Blackstone’s senior leadership changes, announced this week, certainly will be one of private equity real estate’s biggest stories of the year, with arguably the most interesting aspect of the transition being the firm’s return to two global real estate co-heads.
With former global real estate head Jon Gray promoted to president and chief operating officer of Blackstone, the New York-based alternative asset manager now has two executives sharing the property business’s top spot: senior managing directors Ken Caplan and Kathleen McCarthy, who also will remain in their existing roles of global chief investment officer and global chief operating officer, respectively.
Gray told PERE this week that having two global co-heads was necessary given how large and complex the real estate business has become, with $115 billion in assets under management across multiple strategies globally as of December 31.
But if that was the reasoning behind two heads today, what was the reasoning before, as the firm’s real estate business was growing? After all, John Kukral and Tom Saylak was the platform’s initial duo in charge during its early years in the 1990s, and the two ran the business together for nine years before the latter left in 2002. Gray and Chad Pike then became the new real estate global co-heads after Kukral departed Blackstone in 2005. The latter pair jointly oversaw the business until 2011, when Pike moved to the firm’s tactical opportunities business and Gray became the sole head of real estate.

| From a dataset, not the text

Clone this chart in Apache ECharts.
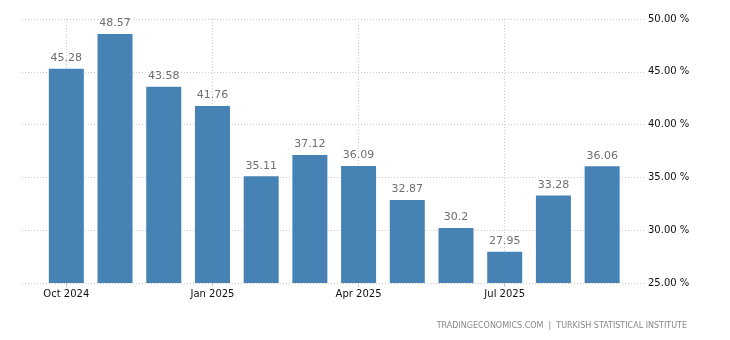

Blackstone also has had co-heads in other parts of its real estate business. For example, Tyler Henritze and Nadeem Meghji were co-heads of US real estate acquisitions from 2015-17, when Henritze became the sole head of US acquisitions and Meghji became head of real estate Americas.
One might sense a pattern here, as one Blackstone investor commented to PERE this week: “Blackstone has had co-heads for some portions of their real estate business and often that is a temporary situation.”
Generally speaking, co-heads do not always remain as such, as differences over direction and power struggles, among other factors, can lead to the dual leadership structure to fall apart.
It is true that in multiple instances where there were initially co-heads in Blackstone’s real estate business, ultimately a sole head prevailed. Rather than infighting, however, PERE suspects that talent retention and the desire for options were at the center of these leadership shifts.
In 2016, Gray told PERE that finding ways to keep top talent at Blackstone was paramount, at a time when he was observing attrition at rival firms. One could assume, then, that having rising stars share roles or giving them other interesting opportunities within the real estate business or elsewhere in the firm – as in the case of Meghji and Pike – could be two potential retention strategies. It is also worth noting that although people who are no longer co-heads typically leave their companies, Blackstone has managed to retain some of those former co-heads.
Moreover, the dual leadership structure could also be a proving ground to determine which of the two executives is ultimately better suited for the role. Not only does such an arrangement encourage healthy competition – eliciting the best performance from promising staff, but it also provides the firm with multiple choices for its leadership positions.
Of course, staffing considerations are often gray areas. When it came to Gray himself, though, it had become increasingly clear in recent years that he would rise to the top job at Blackstone. Private equity’s worst kept secret was more black and white.